Blueprint is not exactly real simple, but it’s much simpler than your basic Martha Stewart Living approach. An already-much-parodied aesthetic of overachievement, Martha-life (pre-and post-prison) tends to be all perfect and serene on the outside, of course, but requires Amazonian strength and Schwarzeneggerian-levels of  discipline on the inside. Whereas I might be proud that I changed a lightbulb without inflicting an interim period of semidarkness on my family, Martha has been known to teach us how to build--and electrify--our own chandeliers (when not regravelling the driveway or husbanding the chickens.)

Or perhaps the monomania is channeled differently.  I like the fact that one of the home makeover pieces features a Martha producer who moved into her picture-perfect Victorian with her husband three years ago and has not yet had time to decorate.  (Their first kid was born two weeks after they moved in, and another followed two years later.)  There’s that outside/inside split again, but this is actually  honest.

''The commuting parents had little time to sleep, let alone hatch design ideas and scout furniture shops,’’ the copy explains. That’s what I’m talking about! The couple had brought two classic club chairs and stopped there.  Like real people, they had previously decorated with hand-me-downs (including a hideous sofa from his parent’s Florida condo.)

Rather than bringing in a platoon of  triumphant, crying carpenters and designers,  and showing their work in sped-up time, a la ABC’s “Extreme Makeover: Home Edition,”  this piece talks about the actual decisions made along the way: a dozen one-foot squares of varying colors were painted in the hallway before deciding on the wall color, for example. And the couple improved only the entry area and living room, which seems much more attemptable for any demographic.

There’s also a handy-dandy removable handbook for couch-buying, “Buy a Better Sofa,” that spells out the classic styles, and offers a helpful checklist on materials (“the best frames are kiln-dried hardwood…’’) Even though the book is aimed at younger, more peripatetic readers, the editors seriously diss sleep sofas, which they say weigh a ton and tend to be uncomfortable. Hallelujah!
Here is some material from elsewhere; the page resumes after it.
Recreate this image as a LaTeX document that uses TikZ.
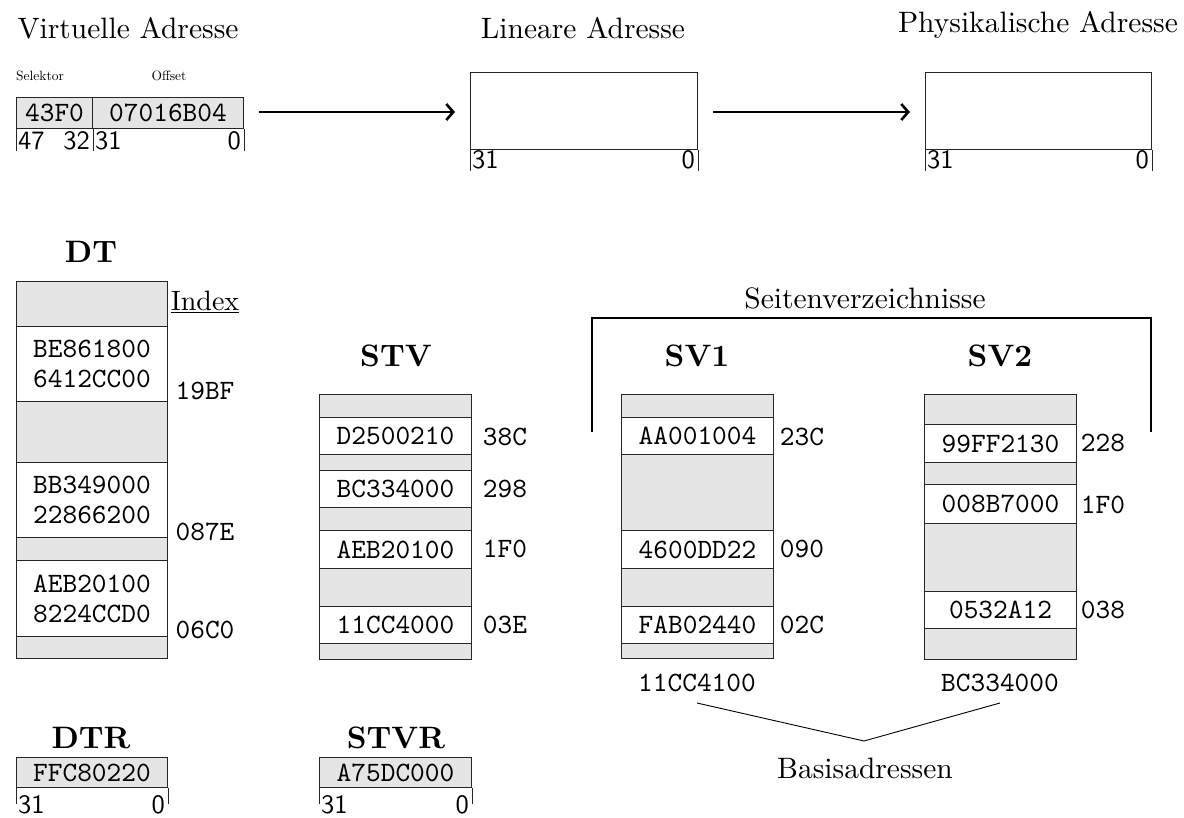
\documentclass[tikz,border=0pt]{standalone}
\usepackage{fontspec}
\setmainfont{lmroman10-regular.otf}[BoldFont=lmroman10-bold.otf]
\setsansfont{lmsans10-regular.otf}
\setmonofont{lmmono10-regular.otf}
\usetikzlibrary{arrows.meta}
\newcommand\mono{\fontsize{28}{30}\ttfamily}
\newcommand\txt{\fontsize{29.5}{32}\selectfont}
\newcommand\idxtxt{\fontsize{28}{32}\selectfont}
\newcommand\ttl{\fontsize{31}{34}\selectfont\bfseries}
\newcommand\bitf{\fontsize{26.5}{28}\sffamily}
\newcommand\smtxt{\fontsize{13.5}{15}\selectfont}
\newcommand\mycell[7]{\node[cellbox, fill=#6, minimum width=#5pt, minimum height={(#4-#3)*1pt}] (#1) at (#2,#3) {#7};}
\tikzset{
  cellbox/.style={draw=black!85, line width=1pt, inner sep=0pt, anchor=north west, font=\mono, align=center},
  lbl/.style={inner sep=0pt, font=\txt},
  idx/.style={inner sep=0pt, font=\mono},
  ttlnode/.style={inner sep=0pt, font=\ttl},
  bitlbl/.style={inner sep=0pt, font=\bitf},
  tick/.style={draw=black!85, line width=1pt},
  bigarrow/.style={line width=2.6pt, -{Straight Barb[length=7pt,width=16pt]}, shorten <=15pt, shorten >=15pt},
  thin/.style={line width=0.9pt},
  brack/.style={line width=1.6pt}
}
\begin{document}
\begin{tikzpicture}[x=1pt,y=-1pt]
\useasboundingbox (0,0) rectangle (1184,818);
% ---------- top row ----------
\node[lbl] (tva) at (128,28) {Virtuelle Adresse};
\node[lbl] (tla) at (583,28) {Lineare Adresse};
\node[lbl] (tpa) at (1038,25) {Physikalische Adresse};
\node[inner sep=0pt, font=\smtxt] (tsel) at (40,76) {Selektor};
\node[inner sep=0pt, font=\smtxt] (toff) at (169,76) {Offset};
\mycell{sel}{16}{97}{128}{76}{gray!20}{43F0}
\mycell{off}{92}{97}{128}{151}{gray!20}{07016B04}
\draw[tick] (sel.south west) -- ++(0,22);
\draw[tick] (sel.south east) -- ++(0,22);
\draw[tick] (off.south east) -- ++(0,22);
\node[bitlbl, anchor=west] (b47) at (18,141) {47};
\node[bitlbl, anchor=east] (b32) at (90,141) {32};
\node[bitlbl, anchor=west] (b31a) at (95,141) {31};
\node[bitlbl, anchor=east] (b0a) at (241,141) {0};
\mycell{lin}{470}{72}{149}{227}{white}{}
\draw[tick] (lin.south west) -- ++(0,21);
\draw[tick] (lin.south east) -- ++(0,21);
\node[bitlbl, anchor=west] (b31b) at (472,160) {31};
\node[bitlbl, anchor=east] (b0b) at (695,160) {0};
\mycell{phy}{925}{72}{149}{226}{white}{}
\draw[tick] (phy.south west) -- ++(0,21);
\draw[tick] (phy.south east) -- ++(0,21);
\node[bitlbl, anchor=west] (b31c) at (927,160) {31};
\node[bitlbl, anchor=east] (b0c) at (1149,160) {0};
\draw[bigarrow] (off.east |- 0,112) -- (lin.west |- 0,112);
\draw[bigarrow] (lin.east |- 0,112) -- (phy.west |- 0,112);
% ---------- DT ----------
\node[ttlnode] (tdt) at (91,252) {DT};
\mycell{dt1}{16}{281}{326}{151}{gray!20}{}
\mycell{dt2}{16}{326}{401}{151}{white}{BE861800\\6412CC00}
\mycell{dt3}{16}{401}{462}{151}{gray!20}{}
\mycell{dt4}{16}{462}{537}{151}{white}{BB349000\\22866200}
\mycell{dt5}{16}{537}{560}{151}{gray!20}{}
\mycell{dt6}{16}{560}{636}{151}{white}{AEB20100\\8224CCD0}
\mycell{dt7}{16}{636}{658}{151}{gray!20}{}
\node[inner sep=0pt, font=\idxtxt] (tidx) at (205,302) {\underline{Index}};
\node[idx] (i1) at (205,391) {19BF};
\node[idx] (i2) at (205,532) {087E};
\node[idx] (i3) at (205,630) {06C0};
% ---------- STV ----------
\node[ttlnode] (tstv) at (396,356) {STV};
\mycell{s1}{319}{394}{417}{152}{gray!20}{}
\mycell{s2}{319}{417}{454}{152}{white}{D2500210}
\mycell{s3}{319}{454}{470}{152}{gray!20}{}
\mycell{s4}{319}{470}{507}{152}{white}{BC334000}
\mycell{s5}{319}{507}{530}{152}{gray!20}{}
\mycell{s6}{319}{530}{568}{152}{white}{AEB20100}
\mycell{s7}{319}{568}{606}{152}{gray!20}{}
\mycell{s8}{319}{606}{643}{152}{white}{11CC4000}
\mycell{s9}{319}{643}{659}{152}{gray!20}{}
\node[idx] (si1) at (505,437) {38C};
\node[idx] (si2) at (505,489) {298};
\node[idx] (si3) at (505,549) {1F0};
\node[idx] (si4) at (505,625) {03E};
% ---------- SV1 ----------
\node[ttlnode] (tsv1) at (697,356) {SV1};
\mycell{a1}{621}{394}{417}{152}{gray!20}{}
\mycell{a2}{621}{417}{454}{152}{white}{AA001004}
\mycell{a3}{621}{454}{530}{152}{gray!20}{}
\mycell{a4}{621}{530}{568}{152}{white}{4600DD22}
\mycell{a5}{621}{568}{606}{152}{gray!20}{}
\mycell{a6}{621}{606}{643}{152}{white}{FAB02440}
\mycell{a7}{621}{643}{658}{152}{gray!20}{}
\node[idx] (ai1) at (802,437) {23C};
\node[idx] (ai2) at (802,549) {090};
\node[idx] (ai3) at (802,625) {02C};
\node[idx] (base1) at (697,683) {11CC4100};
% ---------- SV2 ----------
\node[ttlnode] (tsv2) at (1000,356) {SV2};
\mycell{c1}{924}{394}{424}{152}{gray!20}{}
\mycell{c2}{924}{424}{462}{152}{white}{99FF2130}
\mycell{c3}{924}{462}{484}{152}{gray!20}{}
\mycell{c4}{924}{484}{523}{152}{white}{008B7000}
\mycell{c5}{924}{523}{591}{152}{gray!20}{}
\mycell{c6}{924}{591}{628}{152}{white}{0532A12}
\mycell{c7}{924}{628}{659}{152}{gray!20}{}
\node[idx] (ci1) at (1103,443) {228};
\node[idx] (ci2) at (1103,505) {1F0};
\node[idx] (ci3) at (1103,610) {038};
\node[idx] (base2) at (1000,683) {BC334000};
% ---------- bracket ----------
\node[lbl] (tsvz) at (865,298) {Seitenverzeichnisse};
\coordinate (bl) at (592,432);
\coordinate (br) at (1151,432);
\draw[brack] (bl) -- (bl |- 0,318) -- (br |- 0,318) -- (br);
% ---------- Basisadressen ----------
\node[lbl] (tbas) at (865,768) {Basisadressen};
\coordinate (bj) at (864,741);
\draw[thin] (base1.south |- 0,703) -- (bj) -- (base2.south |- 0,703);
% ---------- DTR / STVR ----------
\node[ttlnode] (tdtr) at (91,738) {DTR};
\mycell{dtr}{16}{757}{787}{151}{gray!20}{FFC80220}
\draw[tick] (dtr.south west) -- ++(0,16);
\draw[tick] (dtr.south east) -- ++(0,16);
\node[bitlbl, anchor=west] (b31d) at (18,805) {31};
\node[bitlbl, anchor=east] (b0d) at (165,805) {0};
\node[ttlnode] (tstvr) at (396,738) {STVR};
\mycell{stvr}{319}{757}{787}{152}{gray!20}{A75DC000}
\draw[tick] (stvr.south west) -- ++(0,16);
\draw[tick] (stvr.south east) -- ++(0,16);
\node[bitlbl, anchor=west] (b31e) at (321,805) {31};
\node[bitlbl, anchor=east] (b0e) at (469,805) {0};
\end{tikzpicture}
\end{document}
Other helpful suggestions are included in a piece about blowing up a detail of a photograph for wall art, (doable) and another on entertaining outdoors (semi-doable), including placing decals on the hurricane candle lamps (forget it). Fashion pages are shot in what looks like the magazine’s very antiseptic offices, and have a penitentiary feel.  Indeed, the issue has a bit of a schizy personality--it boasts the grown-up martini, yes, but a spread on  “Camp Gear’’ could have come out of the pages of Seventeen.

And while the idea of combining home decorating with articles about multivitamins, tai chi, and dancing shoes is more modern, it also makes for a bit of a mish-mash.  Though livened up by an interesting layout and cool typography, ''100 Reasons To Crack A Smile’’  is  more  head-scratching than smile-producing. (Three of the entries involve babies, senior citizens, and dogs in bikinis. ‘Nuff said.) 

By contrast, David Rakoff,  a writer who knows how to be funny,  offers an appreciation of Marlo Thomas’ “That Girl,’’  now out on DVD.

I  found the cover too precious and model-perfect, in a throwback,  catalogue-y, meta-J.Crew way. Could the high rubber boots (Wellies) that the size 00 model wears under her mini skirt be a gentle allusion to Mother Martha herself? In reality, of course, the devil wears gardening clogs.

Which made me a bit nostalgic for Martha’s pre-prison appearances on Martha Stuart Living covers. She’s physically missing in these pages, but her smiling, superachieving visage does appear in a one-page ad for  her Baking Handbook.  She’s shown holding a four-layer fruit tart. Other ads for the empire include one for marthasflowers.com (“fresh from the farm… straight to the heart”) and another promoting MS Signature Furniture (which is used liberally in the Victorian living room home makeover.)

So the working analogy here might be that Martha Stewart Living is The Big House, and Blueprint is the little one that we just bought but have yet to finish decorating, while still taking donations from Mom.

 Sans  ''humor’’ about senior citizen in bikinis,  I’d give it a fighting chance.